La Kaylin e la D’Amato hanno un tonnellaggio almeno doppio della Montecristo e altezze di murata in proporzione.
Sul quotidiano della Finegil, a corredo pagina ci sarà un articolo di Mastrogiacomo. Una firma che garantisce da sola un ampio sospetto di “depistaggio”. Un Ciai del Vicino Oriente dopo l’”avventura” in Afghanistan.
L’armatore sosterrà, evidentemente intimorito dall’accaduto, il lancio a mare di una bottiglia di plastica, da parte di un componente dell’equipaggio, con un messaggio scritto perché fosse intercettata da navi militari USA e/o NATO.

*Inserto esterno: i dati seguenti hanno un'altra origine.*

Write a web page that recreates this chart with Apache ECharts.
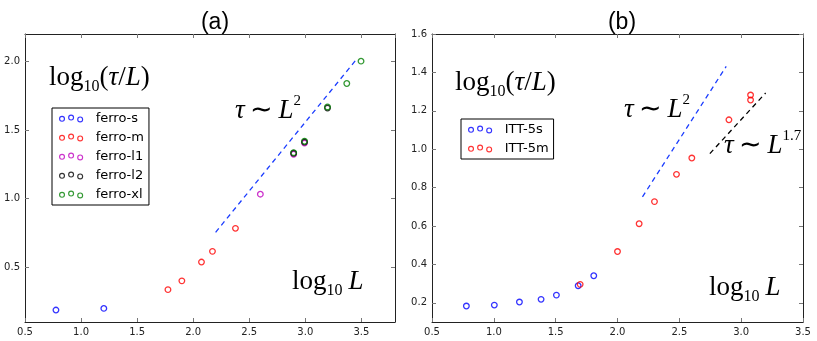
<!DOCTYPE html>
<html><head><meta charset="utf-8">
<script src="https://cdn.jsdelivr.net/npm/echarts@6/dist/echarts.min.js"></script>
<style>html,body{margin:0;padding:0;background:#fff}#c{width:817px;height:341px}</style>
</head><body><div id="c"></div>
<script>
// ---- Panel (a) data ----
const ferroS_x = [0.776, 1.203];
const ferroS_y = [0.187, 0.199];
const ferroM_x = [1.775, 1.899, 2.074, 2.172, 2.377];
const ferroM_y = [0.336, 0.400, 0.537, 0.615, 0.783];
const ferroL1_x = [2.599, 2.896, 2.993];
const ferroL1_y = [1.032, 1.323, 1.405];
const ferroL2_x = [2.896, 2.993, 3.198];
const ferroL2_y = [1.330, 1.412, 1.660];
const ferroXL_x = [2.896, 2.993, 3.198, 3.370, 3.497];
const ferroXL_y = [1.335, 1.418, 1.668, 1.839, 2.002];
const fitA_x = [2.20, 3.465];
const fitA_y = [0.754, 2.024];
// ---- Panel (b) data ----
const itt5s_x = [0.778, 1.004, 1.207, 1.382, 1.506, 1.682, 1.808];
const itt5s_y = [0.183, 0.188, 0.204, 0.218, 0.240, 0.289, 0.341];
const itt5m_x = [1.698, 2.000, 2.175, 2.299, 2.477, 2.601, 2.901, 3.076, 3.076];
const itt5m_y = [0.296, 0.467, 0.612, 0.727, 0.869, 0.954, 1.153, 1.256, 1.282];
const fitB2_x = [2.202, 2.879];
const fitB2_y = [0.752, 1.431];
const fitB17_x = [2.747, 3.198];
const fitB17_y = [0.977, 1.293];
// ---- ticks ----
const yTicksA = [0.5, 1.0, 1.5, 2.0];
const yTicksB = [0.2, 0.4, 0.6, 0.8, 1.0, 1.2, 1.4, 1.6];

const zip = (xs, ys) => xs.map((x, i) => [x, ys[i]]);

const C = {blue:'#0000ff', red:'#ff0000', mag:'#bf00bf', blk:'#000000', grn:'#008000'};

function ringsPath() {
  const c = [[3, 4.0], [12.3, 2.7], [21.6, 4.7]];
  const R = 3.1, r = 1.9;
  return 'path://' + c.map(([x, y]) =>
    `M${x-R} ${y}A${R} ${R} 0 1 0 ${x+R} ${y}A${R} ${R} 0 1 0 ${x-R} ${y}Z` +
    `M${x-r} ${y}A${r} ${r} 0 1 1 ${x+r} ${y}A${r} ${r} 0 1 1 ${x-r} ${y}Z`).join('') +
    'M32 4L32 4Z';
}
const ICON = ringsPath();

const tickFont = {fontFamily:'DejaVu Sans', fontSize:10, color:'#222'};
const axisLineS = {show:true, lineStyle:{color:'#222', width:1}};
const tickS = {show:true, inside:true, length:4, lineStyle:{color:'#777', width:1}};

function xAxes(gi, max) {
  return [
    {type:'value', gridIndex:gi, position:'bottom', min:0.5, max:max, interval:0.5,
     axisLine:axisLineS, axisTick:tickS, splitLine:{show:false},
     axisLabel:Object.assign({margin:5, formatter:v=>v.toFixed(1), showMaxLabel: max===3.5}, tickFont)},
    {type:'value', gridIndex:gi, position:'top', min:0.5, max:max, interval:0.5,
     axisLine:axisLineS, axisTick:tickS, splitLine:{show:false}, axisLabel:{show:false}}
  ];
}
function yAxes(gi, min, max, ticks) {
  return [
    {type:'value', gridIndex:gi, position:'left', min:min, max:max,
     axisLine:axisLineS, splitLine:{show:false},
     axisTick:Object.assign({customValues:ticks}, tickS),
     axisLabel:Object.assign({margin:5, customValues:ticks, formatter:v=>v.toFixed(1)}, tickFont)},
    {type:'value', gridIndex:gi, position:'right', min:min, max:max,
     axisLine:axisLineS, splitLine:{show:false},
     axisTick:Object.assign({customValues:ticks}, tickS), axisLabel:{show:false}}
  ];
}

function sc(name, xi, yi, data, color) {
  return {type:'scatter', name:name, xAxisIndex:xi, yAxisIndex:yi, data:data,
    symbol:'circle', symbolSize:5.6, silent:true,
    itemStyle:{color:'rgba(0,0,0,0)', borderColor:color, borderWidth:1.3}};
}
function dl(xi, yi, data, color) {
  return {type:'line', xAxisIndex:xi, yAxisIndex:yi, data:data, showSymbol:false, silent:true,
    lineStyle:{color:color, width:1.3, type:[5,4]}, z:1};
}

const rich = {
  rm:{fontFamily:'Liberation Serif', fontSize:27, lineHeight:36, verticalAlign:'middle', color:'#000'},
  it:{fontFamily:'Liberation Serif', fontStyle:'italic', fontSize:27, lineHeight:36, verticalAlign:'middle', color:'#000'},
  sub:{fontFamily:'Liberation Serif', fontSize:16, lineHeight:16, verticalAlign:'bottom', color:'#000', padding:[0,0,1,0]},
  sup:{fontFamily:'Liberation Serif', fontSize:15, lineHeight:15, verticalAlign:'top', color:'#000', padding:[1,0,0,0]},
  sp:{fontFamily:'Liberation Serif', fontSize:27, lineHeight:36, verticalAlign:'middle', width:6}
};
function tex(x, baseline, text) {
  return {type:'text', x:x, y:baseline - 27, silent:true,
    style:{text:text, rich:rich, align:'left', verticalAlign:'top'}};
}
const lblTauL = '{rm|log}{sub|10}{rm|(}{it|τ}{rm|/}{it|L}{rm|)}';
const lblLogL = '{rm|log}{sub|10}{sp|}{it|L}';
const lblL2 = '{it|τ}{rm|\u2009∼\u2009}{it|L}{sup|2}';
const lblL17 = '{it|τ}{rm|\u2009∼\u2009}{it|L}{sup|1.7}';

const legendCommon = {orient:'vertical', itemWidth:32, itemHeight:8, itemGap:4,
  borderColor:'#000', borderWidth:1, borderRadius:0, backgroundColor:'#fff',
  padding:[3,5,3,7], selectedMode:false,
  textStyle:{fontFamily:'DejaVu Sans', fontSize:13, lineHeight:15, color:'#000'}};
function legItem(name, color) {
  return {name:name, icon:ICON, itemStyle:{color:color, borderWidth:0}};
}

const option = {
  animation:false,
  backgroundColor:'#fff',
  title:[
    {text:'(a)', left:210, top:6, textAlign:'center', textStyle:{fontFamily:'Liberation Sans', fontSize:23, fontWeight:'normal', color:'#000'}},
    {text:'(b)', left:617, top:6, textAlign:'center', textStyle:{fontFamily:'Liberation Sans', fontSize:23, fontWeight:'normal', color:'#000'}}
  ],
  grid:[
    {left:25, top:34, width:370, height:288},
    {left:432, top:34, width:371, height:288}
  ],
  xAxis:[...xAxes(0, 3.8), ...xAxes(1, 3.5)],
  yAxis:[...yAxes(0, 0.1, 2.2, yTicksA), ...yAxes(1, 0.1, 1.6, yTicksB)],
  legend:[
    Object.assign({left:52, top:108, data:[legItem('ferro-s',C.blue), legItem('ferro-m',C.red),
      legItem('ferro-l1',C.mag), legItem('ferro-l2',C.blk), legItem('ferro-xl',C.grn)]}, legendCommon),
    Object.assign({left:461, top:119, data:[legItem('ITT-5s',C.blue), legItem('ITT-5m',C.red)]}, legendCommon)
  ],
  series:[
    dl(0, 0, zip(fitA_x, fitA_y), '#1a3cff'),
    sc('ferro-s', 0, 0, zip(ferroS_x, ferroS_y), C.blue),
    sc('ferro-m', 0, 0, zip(ferroM_x, ferroM_y), C.red),
    sc('ferro-l1', 0, 0, zip(ferroL1_x, ferroL1_y), C.mag),
    sc('ferro-l2', 0, 0, zip(ferroL2_x, ferroL2_y), C.blk),
    sc('ferro-xl', 0, 0, zip(ferroXL_x, ferroXL_y), C.grn),
    dl(2, 2, zip(fitB2_x, fitB2_y), '#1a3cff'),
    dl(2, 2, zip(fitB17_x, fitB17_y), '#000'),
    sc('ITT-5s', 2, 2, zip(itt5s_x, itt5s_y), C.blue),
    sc('ITT-5m', 2, 2, zip(itt5m_x, itt5m_y), C.red)
  ],
  graphic:[
    tex(49, 87, lblTauL),
    tex(235, 120, lblL2),
    tex(292, 291, lblLogL),
    tex(455, 92, lblTauL),
    tex(624, 119, lblL2),
    tex(724, 155, lblL17),
    tex(709, 297, lblLogL)
  ]
};
const chart = echarts.init(document.getElementById('c'), null, {renderer:'canvas'});
chart.setOption(option);
</script></body></html>
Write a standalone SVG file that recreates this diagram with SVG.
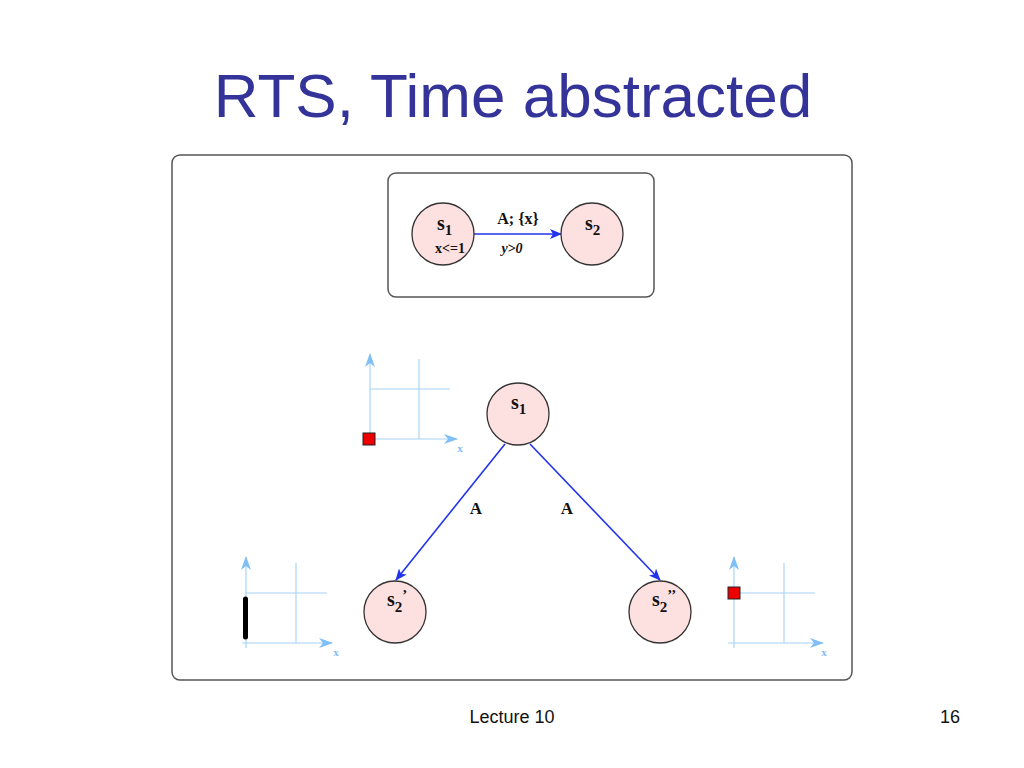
<svg xmlns="http://www.w3.org/2000/svg" width="1024" height="768" viewBox="0 0 1024 768">
<defs>
<style>
.node{fill:#fde0e0;stroke:#333;stroke-width:1.3}
.lbl{font-family:"Liberation Serif",serif;font-weight:bold;fill:#111}
.edge{stroke:#2233ee;stroke-width:1.6;fill:none}
.ax{stroke:#a8d4f8;stroke-width:1.2;fill:none}
.red{fill:#ee0000;stroke:#222;stroke-width:1}
.frame{fill:#fff;stroke:#555;stroke-width:1.5}
.axl{font-family:"Liberation Serif",serif;font-weight:bold;font-size:11px;fill:#7fbff5}
</style>
<marker id="ah" viewBox="0 0 12 10" refX="11" refY="5" markerWidth="12" markerHeight="10" markerUnits="userSpaceOnUse" orient="auto">
<path d="M0,0 L12,5 L0,10 L3,5 z" fill="#2233ee"/>
</marker>
<marker id="axh" viewBox="0 0 14 10" refX="13" refY="5" markerWidth="14" markerHeight="10" markerUnits="userSpaceOnUse" orient="auto">
<path d="M0,0 L14,5 L0,10 L4,5 z" fill="#7fbff5"/>
</marker>
</defs>
<rect width="1024" height="768" fill="#fff"/>
<text x="513" y="117" text-anchor="middle" font-family="Liberation Sans,Arial,sans-serif" font-size="62" fill="#333399">RTS, Time abstracted</text>
<rect class="frame" x="172" y="155" width="680" height="525" rx="8"/>
<rect class="frame" x="388" y="173" width="266" height="124" rx="8"/>

<g id="connectors">
<line class="edge" x1="473" y1="234" x2="561" y2="234" marker-end="url(#ah)"/>
<line class="edge" x1="505" y1="444" x2="396" y2="580" marker-end="url(#ah)"/>
<line class="edge" x1="530" y1="444" x2="660" y2="580" marker-end="url(#ah)"/>
<text class="lbl" x="518" y="224" text-anchor="middle" font-size="16">A; {x}</text>
<text class="lbl" x="512" y="253" text-anchor="middle" font-size="14" font-style="italic">y&gt;0</text>
<text class="lbl" x="476" y="514" text-anchor="middle" font-size="17">A</text>
<text class="lbl" x="567" y="514" text-anchor="middle" font-size="17">A</text>
</g>

<g id="top-s1">
<circle class="node" cx="443" cy="234" r="31"/>
<text class="lbl" x="437" y="230" font-size="20">s<tspan font-size="15" dy="5">1</tspan></text>
<text class="lbl" x="450" y="253" text-anchor="middle" font-size="14">x&lt;=1</text>
</g>
<g id="top-s2">
<circle class="node" cx="592" cy="234" r="31"/>
<text class="lbl" x="585" y="230" font-size="20">s<tspan font-size="15" dy="5">2</tspan></text>
</g>

<g id="s1">
<circle class="node" cx="518" cy="414" r="31"/>
<text class="lbl" x="511" y="409" font-size="20">s<tspan font-size="15" dy="5">1</tspan></text>
</g>
<g id="s2p">
<circle class="node" cx="395" cy="612" r="31"/>
<text class="lbl" x="387" y="606" font-size="20">s<tspan font-size="15" dy="6">2</tspan><tspan font-size="15" dx="0" dy="-12">’</tspan></text>
</g>
<g id="s2pp">
<circle class="node" cx="660" cy="612" r="31"/>
<text class="lbl" x="652" y="606" font-size="20">s<tspan font-size="15" dy="6">2</tspan><tspan font-size="15" dx="0" dy="-12">’’</tspan></text>
</g>

<g id="zone-top-left">
<line class="ax" x1="419" y1="359" x2="419" y2="439"/>
<line class="ax" x1="370" y1="389" x2="450" y2="389"/>
<line class="ax" x1="370" y1="440" x2="370" y2="354" marker-end="url(#axh)"/>
<line class="ax" x1="366" y1="439" x2="457" y2="439" marker-end="url(#axh)"/>
<rect class="red" x="363" y="433" width="12" height="12"/>
<text class="axl" x="460" y="452" text-anchor="middle">x</text>
</g>
<g id="zone-bottom-left">
<line class="ax" x1="296" y1="563" x2="296" y2="643"/>
<line class="ax" x1="246" y1="593" x2="327" y2="593"/>
<line class="ax" x1="246" y1="648" x2="246" y2="557" marker-end="url(#axh)"/>
<line class="ax" x1="242" y1="643" x2="332" y2="643" marker-end="url(#axh)"/>
<line x1="245.5" y1="599" x2="245.5" y2="637" stroke="#000" stroke-width="5" stroke-linecap="round"/>
<text class="axl" x="336" y="656" text-anchor="middle">x</text>
</g>
<g id="zone-bottom-right">
<line class="ax" x1="784" y1="563" x2="784" y2="643"/>
<line class="ax" x1="734" y1="593" x2="815" y2="593"/>
<line class="ax" x1="734" y1="648" x2="734" y2="557" marker-end="url(#axh)"/>
<line class="ax" x1="728" y1="643" x2="823" y2="643" marker-end="url(#axh)"/>
<rect class="red" x="728" y="587" width="12" height="12"/>
<text class="axl" x="824" y="656" text-anchor="middle">x</text>
</g>

<text x="512" y="723" text-anchor="middle" font-family="Liberation Sans,Arial,sans-serif" font-size="18" fill="#111">Lecture 10</text>
<text x="960" y="723" text-anchor="end" font-family="Liberation Sans,Arial,sans-serif" font-size="18" fill="#111">16</text>
</svg>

Un raccontaccio che evidentemente non sta in piedi. A partire dalla scorta alla Montecristo da parte di un’unità militare giapponese.
Uno dei proprietari della Società di Navigazione, il Cav. Nello D’Alesio, affermerà che nello spazio della bottiglia di plastica verrà inserito, facendolo passare per il collo, un dispositivo intermittente di segnalazione perché fosse visibile anche di notte agli “inseguitori“ e altre amenità di pari livello intelletttuale, come la guida-timone effettuata dal comandante asserragliato nella “shock-room“, saldata dall’interno con la fiamma ossidrica, per condurre la portarinfuse, allestita e varata in Corea del Sud alla faccia dei lavoratori di Fincantieri, all’imboccatura dello stretto di Ormuz per consentire alle unità militari di USA e NATO di catturare i sequestratori.
L’incredibile è che questa versione sia stata ripresa dai maggiori quotidiani del Bel Paese il giorno successivo e sia stata diffusa, mattina, pomeriggio, sera e notte, dai TG della RAI.
Cosa che mette bene in luce la ormai demenziale arroganza dei diffusori di menzogne delle grosse testate nazionali e un disprezzo senza limiti, da parte dei bramini superpagati di Viale Mazzini, verso milioni di utenti.
Il tempo della Repubblica delle Banane sta scadendo, con o senza Draghi e Black Bloc.